Set problem
Write out the entries below exactly, starting at the first line and stopping after the line that contains "actual = np.array(ACTUAL)"; skip all pictures.

Given records

━━━━━━━━━━━━━━━━━━━━

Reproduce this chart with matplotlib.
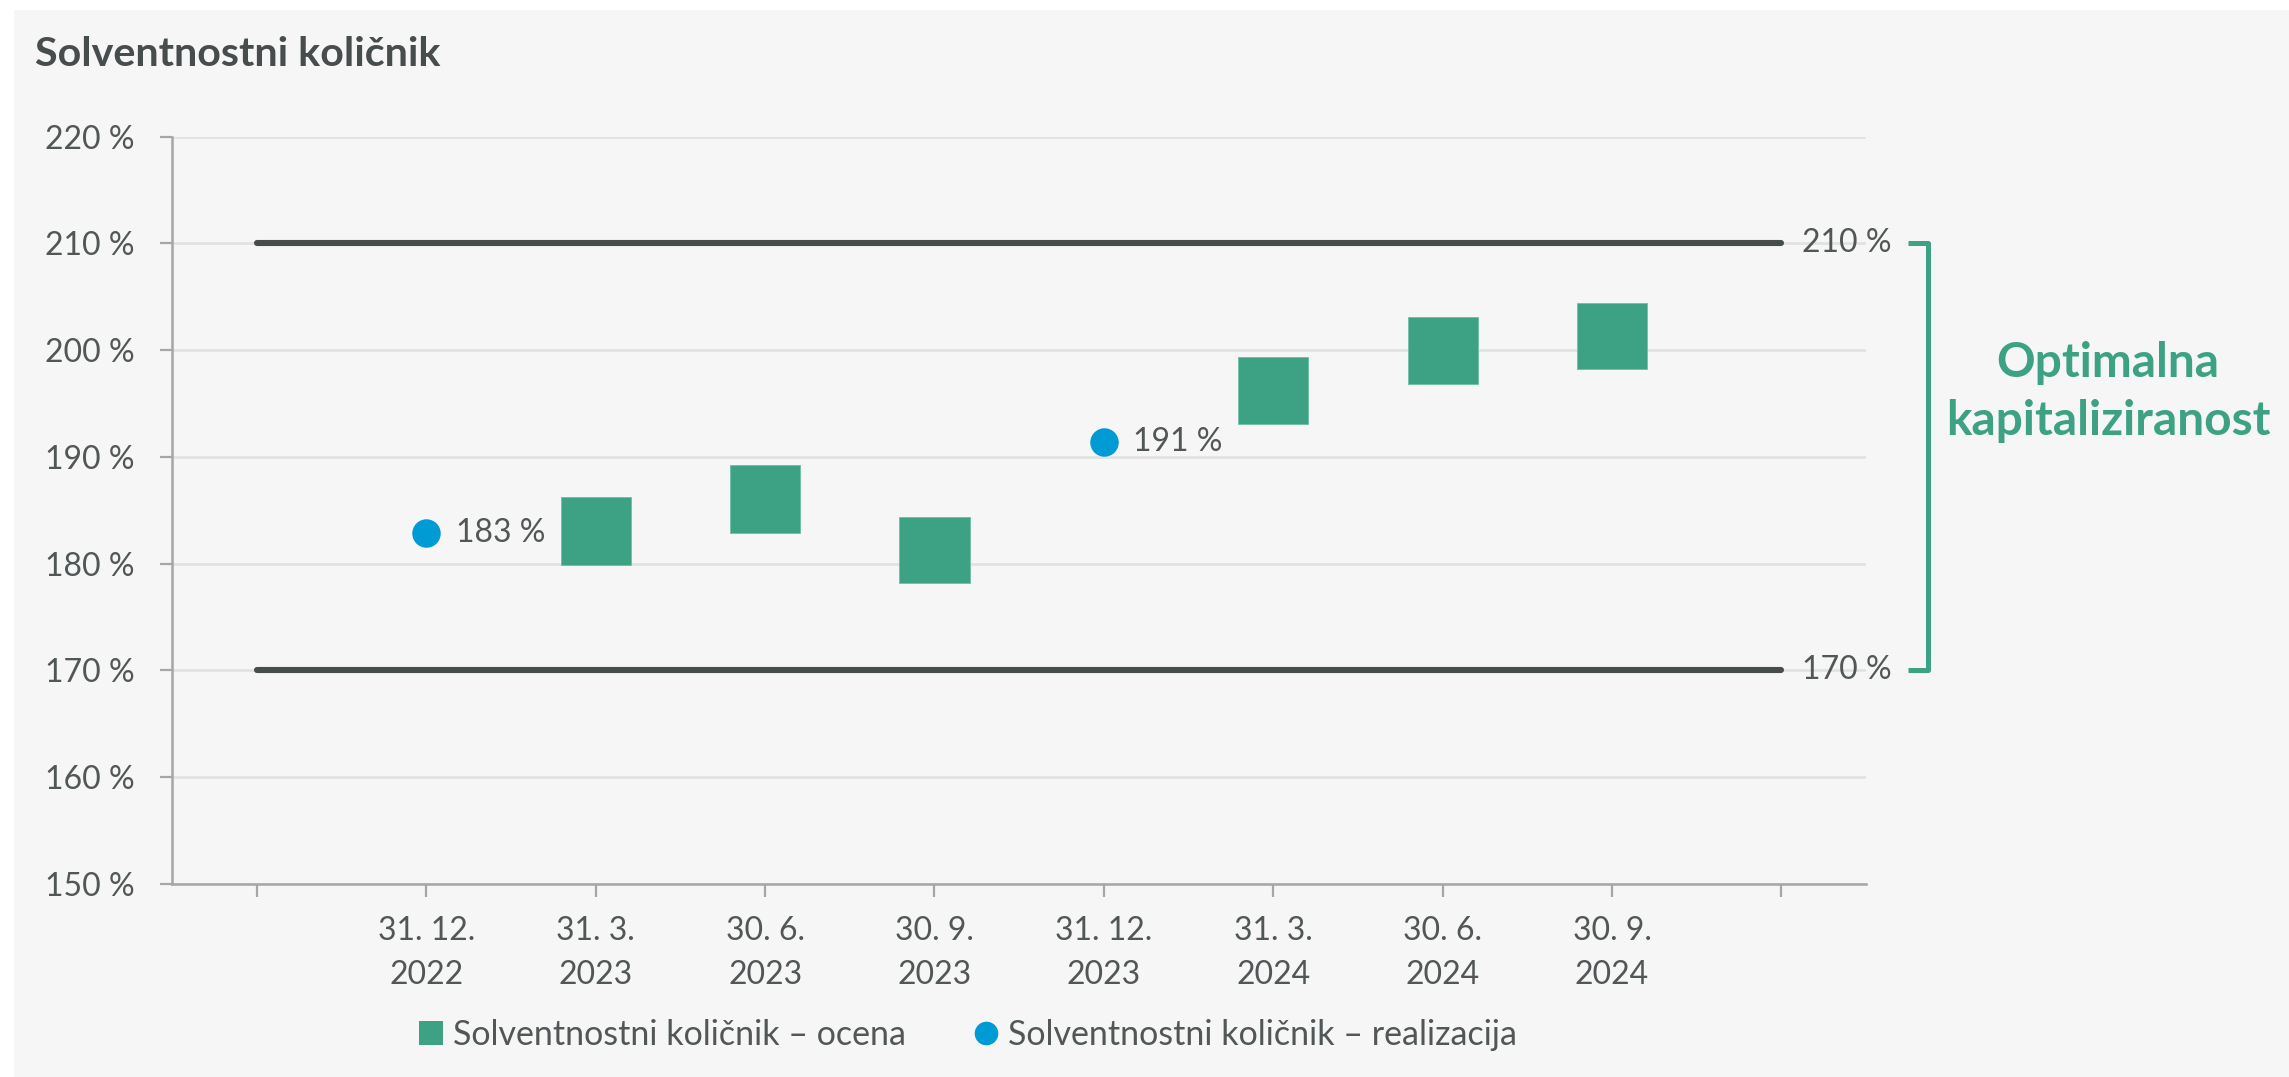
"""
Solventnostni količnik: ocena (razpon) in realizacija glede na optimalni pas kapitaliziranosti.
"""

import matplotlib
matplotlib.use("Agg")
import matplotlib.pyplot as plt
from matplotlib.lines import Line2D
from matplotlib.patches import Rectangle
import numpy as np

FONT = "Lato"
plt.rcParams["font.family"] = [FONT, "DejaVu Sans"]

PANEL_BG   = "#f6f6f6"
TEXT_DARK  = "#474c4c"
TEXT_TICK  = "#515656"
GRID_COLOR = "#e2e2e2"
SPINE_COL  = "#a6a6a6"
BAND_LINE  = "#474c4c"
GREEN      = "#3ca283"
BLUE       = "#009ad5"

# ── data ──────────────────────────────────────────────────────────────────────
CATEGORIES = ["31. 12.\n2022", "31. 3.\n2023", "30. 6.\n2023", "30. 9.\n2023",
              "31. 12.\n2023", "31. 3.\n2024", "30. 6.\n2024", "30. 9.\n2024"]
EST_LOW  = [np.nan, 179.9, 182.9, 178.2, np.nan, 193.1, 196.8, 198.2]
EST_HIGH = [np.nan, 186.2, 189.2, 184.4, np.nan, 199.4, 203.1, 204.4]
ACTUAL   = [182.9, np.nan, np.nan, np.nan, 191.4, np.nan, np.nan, np.nan]
OPTIMAL_BOUNDS = [170, 210]
Y_TICKS = [150, 160, 170, 180, 190, 200, 210, 220]

LABEL_EST = "Solventnostni količnik – ocena"
LABEL_ACT = "Solventnostni količnik – realizacija"

fig = plt.figure(figsize=(22.89, 10.77), dpi=100, facecolor="white")
fig.patches.append(Rectangle((14 / 2289, 0), 1, 1 - 10 / 1077,
                             transform=fig.transFigure, facecolor=PANEL_BG,
                             edgecolor="none", zorder=-10))

ax = fig.add_axes([0.0753, 0.1795, 0.7399, 0.6936])
ax.set_facecolor("none")

x = np.arange(1, len(CATEGORIES) + 1)
low = np.array(EST_LOW)
high = np.array(EST_HIGH)
actual = np.array(ACTUAL)

# optimal band boundaries
for b in OPTIMAL_BOUNDS:
    ax.plot([0, len(CATEGORIES) + 1], [b, b], color=BAND_LINE, lw=4.4,
            solid_capstyle="round", zorder=3)
    ax.annotate(f"{b} %", xy=(len(CATEGORIES) + 1, b), xytext=(15, 0),
                textcoords="offset points", ha="left", va="center",
                fontsize=23, color=TEXT_TICK, annotation_clip=False)

# estimate ranges as floating bars
ax.bar(x, high - low, bottom=low, width=0.414, color=GREEN,
       edgecolor="#6fbfa5", linewidth=0.6, zorder=4)

# realised values
ax.plot(x, actual, linestyle="none", marker="o", markersize=20.5,
        color=BLUE, markeredgewidth=0, zorder=5)
for xi, v in zip(x, actual):
    if np.isnan(v):
        continue
    ax.annotate(f"{v:.0f} %", xy=(xi, v), xytext=(21, 0),
                textcoords="offset points", ha="left", va="center",
                fontsize=23, color=TEXT_TICK, zorder=6)

# ── axes ─────────────────────────────────────────────────────────────────────
ax.set_xlim(-0.5, len(CATEGORIES) + 1.5)
ax.set_ylim(Y_TICKS[0], Y_TICKS[-1])
ax.set_xticks(np.arange(0, len(CATEGORIES) + 2))
ax.set_xticklabels([""] + CATEGORIES + [""], fontsize=23, color=TEXT_TICK,
                   linespacing=1.6)
ax.set_yticks(Y_TICKS)
ax.set_yticklabels([f"{t} %" for t in Y_TICKS], fontsize=23, color=TEXT_TICK)
ax.tick_params(axis="x", length=9, width=1.6, color=SPINE_COL, pad=14)
ax.tick_params(axis="y", length=9, width=1.6, color=SPINE_COL, pad=18)
ax.yaxis.grid(True, color=GRID_COLOR, linewidth=2, zorder=0)
ax.set_axisbelow(True)
for side in ("top", "right"):
    ax.spines[side].set_visible(False)
for side in ("left", "bottom"):
    ax.spines[side].set_color(SPINE_COL)
    ax.spines[side].set_linewidth(1.8)

# bracket marking the optimal range
bx0, bx1 = 9.746, 9.864
ax.plot([bx0, bx1, bx1, bx0],
        [OPTIMAL_BOUNDS[1], OPTIMAL_BOUNDS[1], OPTIMAL_BOUNDS[0], OPTIMAL_BOUNDS[0]],
        color=GREEN, lw=3.6, solid_joinstyle="round", solid_capstyle="butt",
        clip_on=False, zorder=3)
fig.text(0.921, 0.636, "Optimalna\nkapitaliziranost", ha="center", va="center",
         fontsize=34.5, fontweight="bold", color=GREEN, linespacing=1.4)

# ── title ────────────────────────────────────────────────────────────────────
fig.text(0.0153, 0.949, "Solventnostni količnik", ha="left", va="center",
         fontsize=29.7, fontweight="bold", color=TEXT_DARK)

# ── legend ───────────────────────────────────────────────────────────────────
handles = [
    Line2D([], [], linestyle="none", marker="s", markersize=17, color=GREEN,
           markeredgewidth=0, label=LABEL_EST),
    Line2D([], [], linestyle="none", marker="o", markersize=17, color=BLUE,
           markeredgewidth=0, label=LABEL_ACT),
]
fig.legend(handles=handles, loc="center", bbox_to_anchor=(0.423, 0.039), ncol=2,
           frameon=False, fontsize=24.5, labelcolor=TEXT_TICK, handlelength=0.7,
           handletextpad=0.3, columnspacing=2.0)

fig.savefig("out.png", dpi=100, facecolor="white")
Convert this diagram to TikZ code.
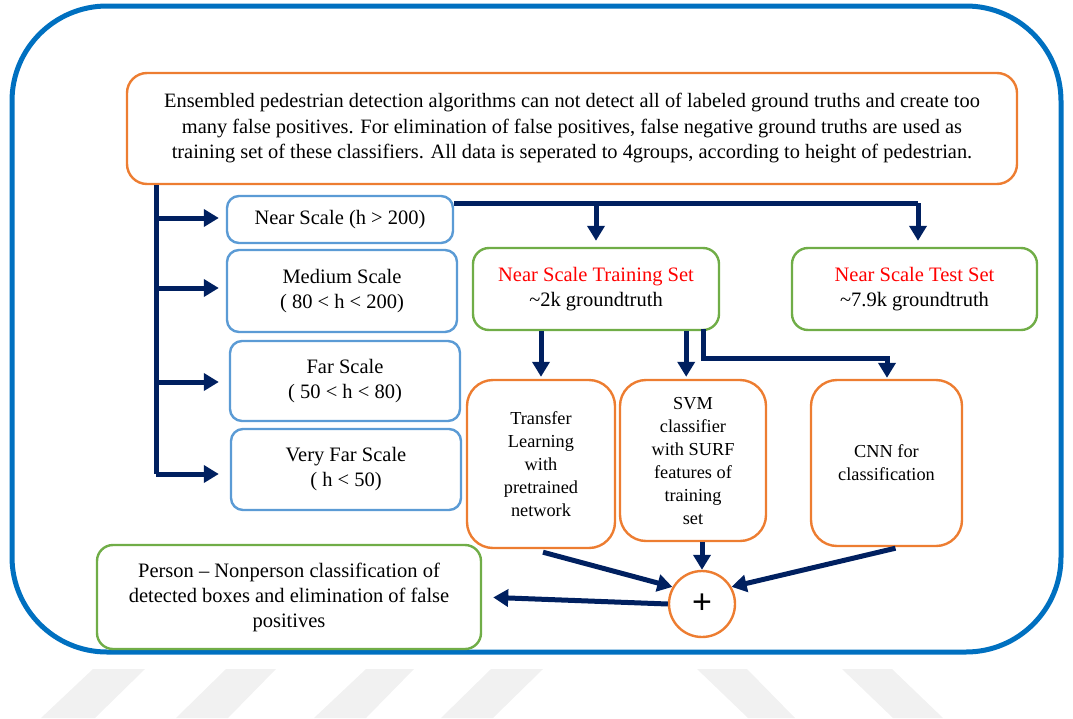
\documentclass[tikz,border=0pt]{standalone}
\usepackage{fontspec}
\setmainfont{Liberation Serif}
\newfontfamily\plusfont{Liberation Sans}
\usetikzlibrary{arrows.meta,calc}
\definecolor{frameblue}{HTML}{0070C0}
\definecolor{boxblue}{HTML}{5B9BD5}
\definecolor{boxorange}{HTML}{ED7D31}
\definecolor{boxgreen}{HTML}{70AD47}
\definecolor{navy}{HTML}{002060}
\definecolor{wmgray}{HTML}{F1F1F1}
\begin{document}
\begin{tikzpicture}[x=1pt,y=-1pt,
  basebox/.style={draw, line width=2.4pt, align=center, inner sep=0pt, fill=white},
  bigtext/.style={font=\fontsize{20.5}{25}\selectfont},
  smalltext/.style={font=\fontsize{18.3}{23}\selectfont},
  bluebox/.style={basebox, draw=boxblue, rounded corners=12pt, bigtext},
  greenbox/.style={basebox, draw=boxgreen, rounded corners=16pt, bigtext},
  orangebox/.style={basebox, draw=boxorange, rounded corners=26pt, smalltext},
  topbox/.style={basebox, draw=boxorange, rounded corners=20pt, font=\fontsize{20.4}{25.5}\selectfont},
  conn/.style={draw=navy, line width=5pt},
  arr/.style={conn, -{Triangle[length=15pt,width=17pt]}},
  wm/.style={fill=wmgray, draw=none}
]
\useasboundingbox (0,0) rectangle (1073,718);
% watermark stripes
\fill[wm] (41,718) -- (93,669) -- (145,669) -- (95,718) -- cycle;
\fill[wm] (176,718) -- (226,669) -- (276,669) -- (228,718) -- cycle;
\fill[wm] (314,718) -- (366,669) -- (414,669) -- (366,718) -- cycle;
\fill[wm] (441,718) -- (491,669) -- (543,669) -- (493,718) -- cycle;
\fill[wm] (697,669) -- (747,669) -- (795,718) -- (748,718) -- cycle;
\fill[wm] (842,669) -- (892,669) -- (943,718) -- (893,718) -- cycle;
% outer frame
\draw[frameblue, line width=5pt, rounded corners=95pt] (12,6) rectangle (1061,652);

% nodes
\node[topbox, minimum width=890pt, minimum height=111pt] (top) at (572,128.5)
  {Ensembled pedestrian detection algorithms can not detect all of labeled ground truths and create too\\
   many false positives. For elimination of false positives, false negative ground truths are used as\\
   training set of these classifiers. All data is seperated to 4groups, according to height of pedestrian.};
\node[bluebox, minimum width=226pt, minimum height=47pt] (near) at (340,219.5) {Near Scale (h > 200)};
\node[bluebox, minimum width=230pt, minimum height=82pt] (medium) at (342,291) {Medium Scale\\( 80 < h < 200)};
\node[bluebox, minimum width=230pt, minimum height=80pt] (far) at (345,381) {Far Scale\\( 50 < h < 80)};
\node[bluebox, minimum width=230pt, minimum height=81pt] (vfar) at (346,469.5) {Very Far Scale\\( h < 50)};
\node[greenbox, minimum width=246pt, minimum height=82pt] (train) at (596,289)
  {{\color{red}Near Scale Training Set}\\\textasciitilde 2k groundtruth};
\node[greenbox, minimum width=245pt, minimum height=82pt] (test) at (914.5,289)
  {{\color{red}Near Scale Test Set}\\\textasciitilde 7.9k groundtruth};
\node[orangebox, minimum width=148pt, minimum height=168pt] (transfer) at (541,464)
  {Transfer\\Learning\\with\\pretrained\\network};
\node[orangebox, minimum width=146pt, minimum height=161pt, text depth=-4pt] (svm) at (693,460.5)
  {SVM\\classifier\\with SURF\\features of\\training\\set};
\node[orangebox, minimum width=151pt, minimum height=166pt] (cnn) at (886.5,463)
  {CNN for\\classification};
\node[draw=boxorange, line width=2.4pt, circle, minimum size=66pt, inner sep=0pt, fill=white,
  font=\plusfont\fontsize{34}{34}\selectfont] (plus) at (702,604) {+};
\node[greenbox, minimum width=384pt, minimum height=104pt] (result) at (289,597)
  {Person -- Nonperson classification of\\detected boxes and elimination of false\\positives};

% left bus
\coordinate (bus) at (156,474);
\draw[conn] (top.south -| bus) -- (bus);
\draw[arr, shorten >=7pt] (bus |- 0,218) -- (near.west |- 0,218);
\draw[arr, shorten >=7pt] (bus |- 0,288) -- (medium.west |- 0,288);
\draw[arr, shorten >=10pt] (bus |- 0,382) -- (far.west |- 0,382);
\draw[arr, shorten >=11pt] (bus) -- (vfar.west |- bus);

% near -> training/test
\coordinate (tr) at (918,203);
\draw[conn] (near.east |- tr) -- (tr);
\draw[arr, shorten >=6pt] (train.north |- tr) -- (train.north);
\draw[arr, shorten >=6pt] (tr) -- (tr |- test.north);

% training -> classifiers
\draw[arr, shorten >=2pt] (transfer.north |- train.south) -- (transfer.north);
\coordinate (s1) at ($(train.south east)+(-34,0)$);
\draw[arr, shorten >=2pt] (s1) -- (s1 |- svm.north);
\coordinate (s2) at ($(train.south east)+(-17,-2)$);
\coordinate (k) at (887,358);
\draw[arr, shorten >=1pt] (s2) |- (k) -- (k |- cnn.north);

% classifiers -> plus
\draw[arr] ($(transfer.south)+(2,3)$) -- (plus.150);
\draw[arr] (plus.north |- svm.south) -- (plus.north);
\draw[arr] ($(cnn.south)+(9,1)$) -- (plus.30);
\draw[arr, shorten >=11pt] (plus.west) -- (result.east);
\end{tikzpicture}
\end{document}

━━━━━━━━━━━━━━━━━━━━

Result of this exercise
Reproduce this chart with matplotlib.
"""
Solventnostni količnik: ocena (razpon) in realizacija glede na optimalni pas kapitaliziranosti.
"""

import matplotlib
matplotlib.use("Agg")
import matplotlib.pyplot as plt
from matplotlib.lines import Line2D
from matplotlib.patches import Rectangle
import numpy as np

FONT = "Lato"
plt.rcParams["font.family"] = [FONT, "DejaVu Sans"]

PANEL_BG   = "#f6f6f6"
TEXT_DARK  = "#474c4c"
TEXT_TICK  = "#515656"
GRID_COLOR = "#e2e2e2"
SPINE_COL  = "#a6a6a6"
BAND_LINE  = "#474c4c"
GREEN      = "#3ca283"
BLUE       = "#009ad5"

# ── data ──────────────────────────────────────────────────────────────────────
CATEGORIES = ["31. 12.\n2022", "31. 3.\n2023", "30. 6.\n2023", "30. 9.\n2023",
              "31. 12.\n2023", "31. 3.\n2024", "30. 6.\n2024", "30. 9.\n2024"]
EST_LOW  = [np.nan, 179.9, 182.9, 178.2, np.nan, 193.1, 196.8, 198.2]
EST_HIGH = [np.nan, 186.2, 189.2, 184.4, np.nan, 199.4, 203.1, 204.4]
ACTUAL   = [182.9, np.nan, np.nan, np.nan, 191.4, np.nan, np.nan, np.nan]
OPTIMAL_BOUNDS = [170, 210]
Y_TICKS = [150, 160, 170, 180, 190, 200, 210, 220]

LABEL_EST = "Solventnostni količnik – ocena"
LABEL_ACT = "Solventnostni količnik – realizacija"

fig = plt.figure(figsize=(22.89, 10.77), dpi=100, facecolor="white")
fig.patches.append(Rectangle((14 / 2289, 0), 1, 1 - 10 / 1077,
                             transform=fig.transFigure, facecolor=PANEL_BG,
                             edgecolor="none", zorder=-10))

ax = fig.add_axes([0.0753, 0.1795, 0.7399, 0.6936])
ax.set_facecolor("none")

x = np.arange(1, len(CATEGORIES) + 1)
low = np.array(EST_LOW)
high = np.array(EST_HIGH)
actual = np.array(ACTUAL)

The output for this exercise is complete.